Naomi Fischer-Rasmussen

Personal information
- Born: 4 January 1984 (age 42) Perth, Western Australia
- Height: 1.76 m (5 ft 9+1⁄2 in)

Sport
- Sport: Boxing
- Weight class: Welterweight

= Naomi Fischer-Rasmussen =

Australian boxer (born 1984)

Naomi Fischer-Rasmussen (born 4 January 1984) is an Australian boxer from Western Australia. She has held Australian national titles in two weight divisions, and was the only Australian woman selected to represent the country at the 2012 Summer Olympics in boxing. She ranked number one in the world in her weight class in 2011, and finished ninth at the 2012 World Championships.

==Personal==
Fischer-Rasmussen was born in Perth, Western Australia, and calls Mandurah, Western Australia home.
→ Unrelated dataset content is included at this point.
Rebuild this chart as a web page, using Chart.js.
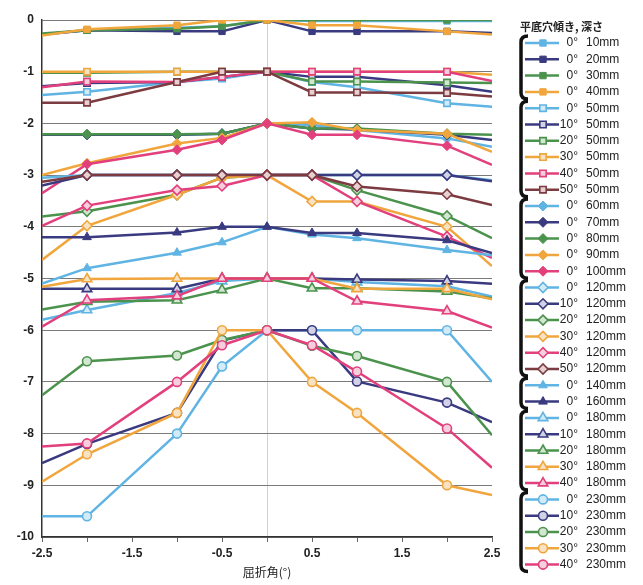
<!DOCTYPE html>
<html>
<head>
<meta charset="utf-8">
<script src="https://cdn.jsdelivr.net/npm/chart.js@4.4.1/dist/chart.umd.min.js"></script>
<style>
  html, body { margin: 0; padding: 0; background: #fff; }
  #wrap { width: 643px; height: 585px; position: relative; }
</style>
</head>
<body>
<div id="wrap"><canvas id="chart" width="643" height="585"></canvas></div>
<script>
// Refraction angle (x) and the measured values for every series
const X_VALUES = [-2.5, -2, -1, -0.5, 0, 0.5, 1, 2, 2.5];
const X_TICK_LABELS = [-2.5, -1.5, -0.5, 0.5, 1.5, 2.5];
const X_TITLE = '屈折角(°)';
const LEGEND_TITLE = '平底穴傾き, 深さ';

// legend text: tilt angle + depth
const ANGLES = [
    '0°', '0°', '0°', '0°',
    '0°', '10°', '20°', '30°', '40°', '50°',
    '0°', '0°', '0°', '0°', '0°',
    '0°', '10°', '20°', '30°', '40°', '50°',
    '0°', '0°',
    '0°', '10°', '20°', '30°', '40°',
    '0°', '10°', '20°', '30°', '40°'
];
const DEPTHS = [
    '10mm', '20mm', '30mm', '40mm',
    '50mm', '50mm', '50mm', '50mm', '50mm', '50mm',
    '60mm', '70mm', '80mm', '90mm', '100mm',
    '120mm', '120mm', '120mm', '120mm', '120mm', '120mm',
    '140mm', '160mm',
    '180mm', '180mm', '180mm', '180mm', '180mm',
    '230mm', '230mm', '230mm', '230mm', '230mm'
];
// how many series per bracket in the legend
const GROUP_SIZES = [4, 6, 5, 6, 2, 5, 5];

// 0°, 10-40mm (filled squares)
const d10 = [-0.28, -0.2, -0.15, -0.12, 0, -0.02, -0.02, -0.02, -0.02];
const d20 = [-0.28, -0.2, -0.22, -0.22, 0, -0.22, -0.22, -0.22, -0.25];
const d30 = [-0.26, -0.2, -0.17, -0.12, 0, 0, 0, 0, 0];
const d40 = [-0.3, -0.18, -0.1, 0, 0, -0.1, -0.1, -0.22, -0.28];
// 50mm (open squares)
const t0_50 = [-1.45, -1.39, -1.2, -1.13, -1.0, -1.2, -1.3, -1.61, -1.68];
const t10_50 = [-1.28, -1.22, -1.2, -1.1, -1.0, -1.1, -1.1, -1.26, -1.39];
const t20_50 = [-1.02, -1.02, -1.0, -1.0, -1.0, -1.19, -1.19, -1.21, -1.22];
const t30_50 = [-1.0, -1.0, -1.0, -1.0, -1.0, -1.0, -1.0, -1.0, -1.06];
const t40_50 = [-1.3, -1.19, -1.2, -1.1, -1.0, -1.0, -1.0, -1.0, -1.18];
const t50_50 = [-1.6, -1.6, -1.2, -1.0, -1.0, -1.4, -1.4, -1.41, -1.48];
// 0°, 60-100mm (filled diamonds)
const d60 = [-2.22, -2.22, -2.22, -2.2, -2.0, -2.03, -2.13, -2.29, -2.45];
const d70 = [-2.22, -2.22, -2.22, -2.2, -2.0, -2.1, -2.12, -2.22, -2.32];
const d80 = [-2.21, -2.21, -2.21, -2.2, -2.0, -2.1, -2.1, -2.2, -2.22];
const d90 = [-3.0, -2.77, -2.39, -2.28, -2.0, -1.98, -2.13, -2.2, -2.55];
const d100 = [-3.35, -2.79, -2.51, -2.32, -2.0, -2.22, -2.22, -2.43, -2.8];
// 120mm (open diamonds)
const t0_120 = [-3.05, -3.0, -3.0, -3.0, -3.0, -3.0, -3.0, -3.0, -3.1];
const t10_120 = [-3.2, -3.0, -3.0, -3.0, -3.0, -3.0, -3.0, -3.0, -3.12];
const t20_120 = [-3.8, -3.7, -3.38, -3.05, -3.0, -3.0, -3.29, -3.79, -4.22];
const t30_120 = [-4.64, -3.98, -3.38, -3.05, -3.0, -3.51, -3.51, -4.0, -4.76];
const t40_120 = [-3.98, -3.59, -3.29, -3.21, -3.0, -3.0, -3.51, -4.19, -4.6];
const t50_120 = [-3.13, -3.0, -3.0, -3.0, -3.0, -3.0, -3.22, -3.37, -3.58];
// 0°, 140/160mm (filled triangles)
const d140 = [-5.1, -4.8, -4.5, -4.3, -4.0, -4.15, -4.22, -4.45, -4.55];
const d160 = [-4.2, -4.2, -4.11, -4.0, -4.0, -4.12, -4.12, -4.26, -4.51];
// 180mm (open triangles)
const t0_180 = [-5.8, -5.61, -5.28, -5.05, -5.0, -5.0, -5.07, -5.15, -5.35];
const t10_180 = [-5.2, -5.2, -5.2, -5.0, -5.0, -5.0, -5.02, -5.05, -5.1];
const t20_180 = [-5.6, -5.45, -5.42, -5.22, -5.0, -5.19, -5.19, -5.25, -5.38];
const t30_180 = [-5.16, -5.01, -5.0, -5.0, -5.0, -5.0, -5.2, -5.2, -5.4];
const t40_180 = [-5.93, -5.42, -5.34, -5.0, -5.0, -5.0, -5.44, -5.63, -5.95];
// 230mm (open circles)
const t0_230 = [-9.6, -9.6, -8.0, -6.7, -6.0, -6.0, -6.0, -6.0, -7.0];
const t10_230 = [-8.57, -8.2, -7.6, -6.2, -6.0, -6.0, -6.99, -7.4, -7.78];
const t20_230 = [-7.26, -6.6, -6.49, -6.19, -6.0, -6.3, -6.5, -7.0, -8.03];
const t30_230 = [-8.93, -8.4, -7.6, -6.0, -6.0, -7.0, -7.6, -9.0, -9.19];
const t40_230 = [-8.25, -8.19, -7.0, -6.29, -6.0, -6.29, -6.8, -7.9, -8.66];

const SERIES_VALUES = [
    d10, d20, d30, d40,
    t0_50, t10_50, t20_50, t30_50, t40_50, t50_50,
    d60, d70, d80, d90, d100,
    t0_120, t10_120, t20_120, t30_120, t40_120, t50_120,
    d140, d160,
    t0_180, t10_180, t20_180, t30_180, t40_180,
    t0_230, t10_230, t20_230, t30_230, t40_230
];

// --- styles ---
const PALETTE = ['#5fb4e3', '#3a3a80', '#4b934d', '#f0a63c', '#e2407d', '#7c3b40'];
const PALE = ['#d3eaf7', '#d2d2e6', '#d3e6d2', '#f8e2c4', '#f6cfdc', '#e6d0d2'];
const GROUP_MARKERS = [
    { style: 'rect', filled: true, r: 4.5 },
    { style: 'rect', filled: false, r: 4.5 },
    { style: 'rectRot', filled: true, r: 5 },
    { style: 'rectRot', filled: false, r: 5 },
    { style: 'triangle', filled: true, r: 5 },
    { style: 'triangle', filled: false, r: 5.5 },
    { style: 'circle', filled: false, r: 4.5 }
];
const FONT = '"Liberation Sans", Arial, sans-serif';
const CJK = '"Noto Sans CJK JP", sans-serif';

function buildDatasets() {
    const out = [];
    let k = 0;
    GROUP_SIZES.forEach((n, g) => {
        const mk = GROUP_MARKERS[g];
        for (let j = 0; j < n; j++) {
            const color = PALETTE[j];
            const vals = SERIES_VALUES[k];
            out.push({
                label: ANGLES[k] + ' ' + DEPTHS[k],
                data: X_VALUES.map((x, i) => ({ x: x, y: vals[i] })),
                borderColor: color,
                backgroundColor: color,
                borderWidth: 2.5,
                tension: 0,
                pointStyle: mk.style,
                pointBackgroundColor: mk.filled ? color : PALE[j],
                pointBorderColor: color,
                pointBorderWidth: mk.filled ? 1 : 1.6,
                pointRadius: c => (Math.abs(X_VALUES[c.dataIndex]) === 2.5 ? 0 : mk.r),
                markerR: mk.r,
                order: -k
            });
            k++;
        }
    });
    return out;
}

// legend with black brackets on the right side
const LEG = { top: 43, step: 16.3, lineX0: 525, lineX1: 559, markX: 543, degX: 578, mmX: 586 };

const bracketLegend = {
    id: 'bracketLegend',
    afterDraw(chart) {
        const ctx = chart.ctx;
        ctx.save();
        ctx.fillStyle = '#222';
        ctx.textBaseline = 'middle';
        ctx.font = 'bold 11px ' + CJK;
        ctx.textAlign = 'left';
        ctx.fillText(LEGEND_TITLE, 520, 27);

        chart.data.datasets.forEach((ds, i) => {
            const y = LEG.top + i * LEG.step;
            ctx.strokeStyle = ds.borderColor;
            ctx.lineWidth = 2.5;
            ctx.beginPath();
            ctx.moveTo(LEG.lineX0, y);
            ctx.lineTo(LEG.lineX1, y);
            ctx.stroke();

            ctx.fillStyle = ds.pointBackgroundColor;
            ctx.strokeStyle = ds.pointBorderColor;
            ctx.lineWidth = ds.pointBorderWidth;
            Chart.helpers.drawPoint(ctx, {
                pointStyle: ds.pointStyle, rotation: 0,
                radius: ds.markerR, borderWidth: ds.pointBorderWidth
            }, LEG.markX, y);

            ctx.fillStyle = '#222';
            ctx.font = '12px ' + FONT;
            ctx.textAlign = 'right';
            ctx.fillText(ANGLES[i], LEG.degX, y);
            ctx.textAlign = 'left';
            ctx.fillText(DEPTHS[i], LEG.mmX, y);
        });

        // brackets
        ctx.strokeStyle = '#111';
        ctx.lineWidth = 3.5;
        let start = 0;
        GROUP_SIZES.forEach(n => {
            const top = LEG.top + start * LEG.step - 7;
            const bot = LEG.top + (start + n - 1) * LEG.step + 7;
            ctx.beginPath();
            ctx.moveTo(528, top);
            ctx.quadraticCurveTo(521, top, 521, top + 6);
            ctx.lineTo(521, bot - 6);
            ctx.quadraticCurveTo(521, bot, 528, bot);
            ctx.stroke();
            start += n;
        });
        ctx.restore();
    }
};

new Chart(document.getElementById('chart'), {
    type: 'line',
    data: { datasets: buildDatasets() },
    plugins: [bracketLegend],
    options: {
        responsive: false,
        animation: false,
        layout: { padding: { top: 20, right: 151, bottom: 0, left: 0 } },
        plugins: { legend: { display: false }, tooltip: { enabled: false } },
        scales: {
            x: {
                type: 'linear',
                min: -2.5,
                max: 2.5,
                afterFit: s => { s.height = 48; },
                afterBuildTicks: s => {
                    s.ticks = [-2.5, -2, -1.5, -1, -0.5, 0, 0.5, 1, 1.5, 2, 2.5].map(v => ({ value: v }));
                },
                ticks: {
                    autoSkip: false,
                    maxRotation: 0,
                    padding: 4,
                    color: '#222',
                    font: { family: FONT, size: 12, weight: 'bold' },
                    callback: v => (X_TICK_LABELS.includes(v) ? String(v) : '')
                },
                grid: {
                    color: c => (c.tick && c.tick.value === 0 ? '#d0d0d0' : 'rgba(0,0,0,0)'),
                    tickColor: '#666',
                    tickLength: 5
                },
                border: { color: '#333', width: 1.5 },
                title: {
                    display: true,
                    text: X_TITLE,
                    color: '#222',
                    font: { family: CJK, size: 12 },
                    padding: { top: 2, bottom: 5 }
                }
            },
            y: {
                min: -10,
                max: 0,
                afterFit: s => { s.width = 42; },
                ticks: {
                    stepSize: 1,
                    padding: 8,
                    color: '#222',
                    font: { family: FONT, size: 12, weight: 'bold' }
                },
                grid: { color: '#7a7a7a', lineWidth: 1, drawTicks: false },
                border: { color: '#333', width: 1.5 }
            }
        }
    }
});
</script>
</body>
</html>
Having worked as a personal trainer, Fischer-Rasmussen quit her job in 2011 so she could box full-time, saying "When the sport was announced as being on the Olympic program I decided to really focus on it." With Australia's other female boxer having been disqualified from the 2012 Summer Olympics because she consumed a banned substance, Fischer-Rasmussen spends a lot of time thinking about what she eats to prevent a similar fate.

==Boxing==
Fischer-Rasmussen started boxing when she was nineteen years old. She has held national titles in two separate weight divisions, the first Australian woman to do so, earning them in 2010 in the welterweight and middleweight divisions. She finished 2010 off as the Oceania middleweight champion. In 2011, she was ranked number one in the world in the welterweight division. In February 2012 in Hobart, she finished first at the Australian national championships.

Fischer-Rasmussen initially did not like the requirement to wear a skirt while boxing but subsequently changed her mind, saying "But I think the particular style of skirt, particularly the Adidas ones, they're going to look sexy. They're like little tennis skirts."

===Olympics===
The Olympics were a major motivator for Fischer-Rasmussen to take the sport more seriously, saying "When the sport was announced as being on the Olympic program I decided to really focus on it."

Her Olympic qualification path included competing at the 2012 World Championship in China where she finished ninth overall in the middleweight division but finished first amongst Oceania based competitors.

Fischer-Rasmussen was the first female boxer to represent Australia at the Olympics when she competed at the 2012 Summer Olympics. She competed in the 75 kg middleweight division. She lost the three round bout to Sweden's Anna Laurell.